Bookheimer, who specializes in functional brain imaging with positron emission tomography (PET) and fMRI, has studied the organization of language and memory in the brain in healthy adults and children, as well as in neurologic conditions and developmental disorders. Recent work has focused on using fMRI to understand the neural basis of social communication deficits in autism.
With strong cognitive psychology and cognitive neuroscience programs within the Department of Psychology, an equally outstanding interdepartmental neuroscience program, and a renowned brain imaging program in the David Geffen School of Medicine, the UCLA Center for Cognitive Neuroscience is well positioned to bridge this traditional gap. Moreover, Cannon said, a strong culture of multidisciplinary collaboration is already in place.
"I've been other places where there was potential for this type of center but the culture didn't support it," he said. "UCLA is unique in this regard—the threshold for getting very prominent scientists who look at these phenomena from a molecular biological perspective together with people who study cognition in humans is very low."
Cannon is confident that by bringing together top scientists in these once divergent fields, the center can make great progress in going after the root causes of debilitating mental disorders.

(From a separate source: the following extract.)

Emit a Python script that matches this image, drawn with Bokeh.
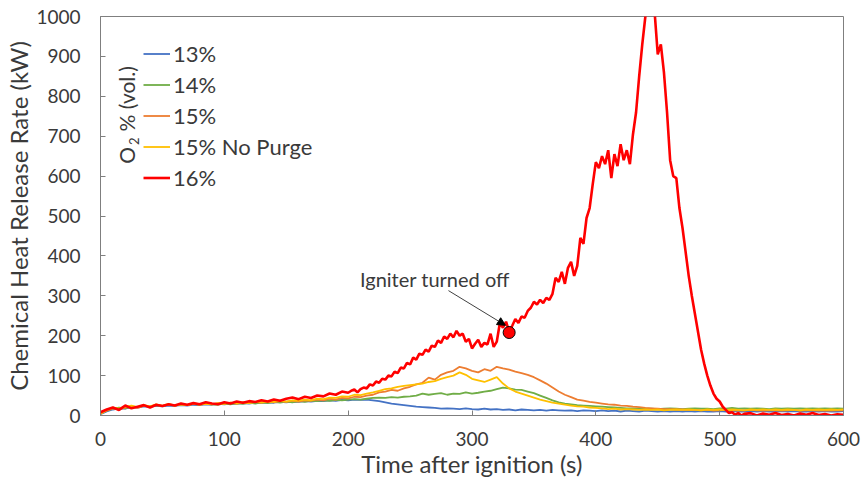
from bokeh.plotting import figure
from bokeh.models import Range1d, Legend, LegendItem, Label, Arrow, NormalHead, ColumnDataSource
from bokeh.embed import file_html
from bokeh.resources import INLINE

# ---------------- data ----------------
time_s = list(range(0, 605, 5))

hrr_13 = [3, 10, 15, 18, 17, 21, 20, 23, 22, 24, 23, 25, 24, 26, 25, 27, 26, 28, 27, 29,
          28, 30, 29, 31, 30, 32, 31, 33, 32, 34, 33, 35, 34, 36, 35, 37, 36, 38, 37, 39,
          38, 40, 39, 40, 38, 36, 33, 30, 28, 26, 24, 22, 21, 20, 19, 17, 18, 17, 16, 18,
          16, 15, 17, 15, 16, 14, 15, 13, 15, 14, 13, 14, 12, 14, 13, 12, 13, 11, 13, 12,
          11, 13, 11, 12, 10, 12, 11, 10, 12, 11, 10, 11, 10, 11,
          10, 11, 10, 11, 10, 10, 11, 10, 11, 10, 10, 11, 10, 11, 10, 10, 11, 10, 11, 10,
          10, 11, 10, 11, 10, 10, 11]

hrr_14 = [6, 12, 17, 20, 18, 23, 21, 25, 23, 26, 24, 27, 25, 28, 26, 29, 27, 30, 28, 27,
          30, 28, 31, 29, 32, 30, 33, 31, 34, 32, 35, 33, 36, 34, 37, 36, 38, 37, 39, 38,
          40, 41, 40, 42, 44, 45, 44, 46, 45, 47, 48, 50, 55, 52, 54, 56, 52, 55, 54, 58,
          55, 57, 60, 62, 66, 70, 68, 65, 64, 60, 56, 50, 44, 38, 33, 30, 28, 26, 25, 24,
          23, 22, 21, 20, 19, 18, 18, 17, 17,
          17, 16, 17, 18, 17, 16, 17, 18, 17, 17, 16, 18, 17, 19, 17, 18, 17, 18, 17, 16,
          18, 17, 18, 17, 18, 17, 18, 17, 18, 17, 18, 17]

hrr_15 = [5, 12, 18, 15, 20, 22, 19, 24, 22, 26, 24, 27, 25, 28, 26, 29, 27, 30, 28, 31,
          29, 32, 30, 33, 31, 34, 32, 35, 33, 36, 34, 37, 35, 38, 37, 40, 38, 42, 40, 44,
          43, 47, 46, 50, 52, 58, 60, 64, 62, 68, 72, 78, 82, 95, 90, 102, 108, 112, 122, 118,
          112, 108, 116, 112, 122, 118, 115, 110, 106, 102, 96, 88, 80, 70, 60, 52, 46, 40, 37, 34,
          32, 30, 28, 27, 25, 24, 22, 21, 19, 18, 17, 16, 16, 15, 15, 14,
          14, 13, 14, 12, 13, 14, 13, 12, 13, 14, 13, 12, 13, 13, 12, 13, 14, 12, 13, 13,
          12, 13, 12, 13, 13]

hrr_15np = [4, 14, 20, 17, 22, 25, 21, 26, 23, 28, 24, 29, 25, 28, 26, 30, 27, 29, 28, 31,
            29, 32, 30, 33, 31, 34, 32, 35, 34, 37, 35, 38, 37, 40, 38, 42, 41, 45, 44, 48,
            47, 52, 51, 55, 58, 62, 66, 68, 72, 74, 76, 78, 80, 84, 86, 92, 96, 100, 108, 102,
            92, 88, 84, 90, 96, 80, 68, 60, 55, 50, 45, 40, 36, 32, 30, 27, 25, 23, 22, 20,
            19, 18, 16, 17, 15, 16, 15,
            14, 15, 14, 15, 13, 14, 15, 14, 15, 14, 13, 15, 14, 15, 14, 15, 14, 13, 15, 14,
            15, 14, 15, 14, 15, 14, 13, 15, 14, 15, 14, 15, 14, 15]

# 16% is sampled more finely (2.5 s) through the growth / peak phase
time_16 = ([5 * i for i in range(41)] + [200 + 2.5 * k for k in range(1, 129)]
           + list(range(525, 605, 5)))
hrr_16 = [8, 15, 20, 14, 25, 18, 22, 26, 20, 27, 24, 28, 25, 30, 27, 31, 28, 33, 30, 28,
          33, 30, 35, 32, 36, 34, 38, 35, 40, 37, 42, 45, 41, 47, 44, 50, 48, 55, 52, 60,
          57,
          62, 65, 58, 66, 70, 68, 78, 75, 85, 82,
          92, 90, 100, 98, 110, 106, 120, 118, 132, 128,
          145, 140, 155, 152, 165, 160, 175, 172, 188, 182,
          198, 192, 205, 196, 212, 200, 205, 185, 192, 168,
          180, 190, 172, 182, 178, 205, 172, 185, 232, 220,
          235, 210, 225, 242, 232, 248, 245, 262, 270, 285,
          278, 290, 282, 295, 290, 305, 345, 335, 360, 330,
          370, 385, 350, 375, 445, 430, 495, 520, 580, 635,
          620, 650, 630, 665, 595, 655, 625, 680, 640, 665,
          630, 705, 760, 850, 930, 1000, 1040, 1030, 1010, 905,
          930, 860, 760, 640, 600, 595, 520, 470, 410, 350,
          300, 255, 210, 165, 130, 100, 75, 55, 42, 35,
          22, 14, 6, 8, 2, 6, 0, 4,
          6, 0, 5, 2, 6, 1, 4, 0, 5, 2, 6, 1, 4, 0, 3, 2]

igniter_off_t = [330]
igniter_off_hrr = [208]

series_labels = ["13%", "14%", "15%", "15% No Purge", "16%"]
series_colors = ["#4472C4", "#70AD47", "#ED7D31", "#FFC000", "#FF0000"]
x_ticks = [0, 100, 200, 300, 400, 500, 600]
y_ticks = [0, 100, 200, 300, 400, 500, 600, 700, 800, 900, 1000]

FONT = "Lato"
TXT = "#3a3a3a"
AXC = "#7f7f7f"

p = figure(width=863, height=481, output_backend="svg", toolbar_location=None,
           x_range=Range1d(0, 600), y_range=Range1d(0, 1000),
           min_border_left=100, min_border_right=20, min_border_top=16, min_border_bottom=66)
p.background_fill_color = "white"
p.border_fill_color = "white"
p.outline_line_color = AXC
p.outline_line_width = 1
p.xgrid.visible = False
p.ygrid.visible = False

for ax in (p.xaxis[0], p.yaxis[0]):
    ax.axis_line_color = AXC
    ax.major_tick_line_color = AXC
    ax.major_tick_in = 5
    ax.major_tick_out = 0
    ax.minor_tick_line_color = None
    ax.major_label_text_font = FONT
    ax.major_label_text_font_size = "19px"
    ax.major_label_text_color = TXT
    ax.axis_label_text_font = FONT
    ax.axis_label_text_font_size = "24px"
    ax.axis_label_text_font_style = "normal"
    ax.axis_label_text_color = TXT

p.xaxis.ticker = x_ticks
p.yaxis.ticker = y_ticks
p.xaxis.axis_label = "Time after ignition (s)"
p.yaxis.axis_label = "Chemical Heat Release Rate (kW)"
p.xaxis.major_label_standoff = 16
p.yaxis.major_label_standoff = 20
p.xaxis.axis_label_standoff = 0
p.yaxis.axis_label_standoff = 0

main = ColumnDataSource(dict(t=time_s, s13=hrr_13, s14=hrr_14, s15=hrr_15, s15np=hrr_15np))
src16 = ColumnDataSource(dict(t=time_16, s16=hrr_16))
renderers = []
for c, col in zip(["s13", "s14", "s15", "s15np"], series_colors[:4]):
    renderers.append(p.line("t", c, source=main, line_color=col, line_width=1.8))
renderers.append(p.line("t", "s16", source=src16, line_color=series_colors[4], line_width=2.6))

items = [LegendItem(label=l, renderers=[r]) for l, r in zip(series_labels, renderers)]
legend = Legend(items=items, location=(43, 222), padding=0, margin=0, spacing=0,
                glyph_width=27, glyph_height=31, label_height=31, label_standoff=3,
                label_text_font=FONT, label_text_font_size="22px", label_text_color=TXT,
                border_line_color=None, background_fill_alpha=0)
p.add_layout(legend)

# legend title (rotated) O2 % (vol.)
p.add_layout(Label(x=21, y=631, text="O", angle=90, angle_units="deg", text_align="left",
                   text_baseline="middle", text_font=FONT, text_font_size="21px", text_color=TXT))
p.add_layout(Label(x=27, y=678, text="2", angle=90, angle_units="deg", text_align="left",
                   text_baseline="middle", text_font=FONT, text_font_size="13px", text_color=TXT))
p.add_layout(Label(x=21, y=712, text="% (vol.)", angle=90, angle_units="deg", text_align="left",
                   text_baseline="middle", text_font=FONT, text_font_size="21px", text_color=TXT))

# igniter annotation
p.add_layout(Arrow(end=NormalHead(size=8, fill_color="black", line_color="black"),
                   x_start=281, y_start=313, x_end=327, y_end=226,
                   line_color="#404040", line_width=1))
p.add_layout(Label(x=270, y=343, text="Igniter turned off", text_align="center",
                   text_baseline="middle", text_font=FONT, text_font_size="20px", text_color=TXT))
p.scatter(igniter_off_t, igniter_off_hrr, size=12, fill_color="#FF0000", line_color="black", line_width=1)

open("out.html", "w").write(file_html(p, INLINE))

"In most cases, by the time a neuropsychiatric illness is diagnosed, it's relatively intractable," he said. "We have treatments that can partially reduce some of the symptoms, but people have to stay on these medications over their lifetimes and they are always vulnerable to future episodes."
Cannon notes that the already-established trend in treatment for physical illness, in which there is an emphasis on early detection and preventive intervention for diseases such as cancer and diabetes, is just starting to take hold in the field of neuropsychiatric illness.
"We need to identify individuals who are at the highest risk before the illness has set in," said Cannon. "Right now our ability to do that is dependent completely on observable symptoms and behavior. But the efforts of this new center will help us develop other approaches, including measures of brain structure and function, and genetic variation, so that we can intervene earlier and more effectively."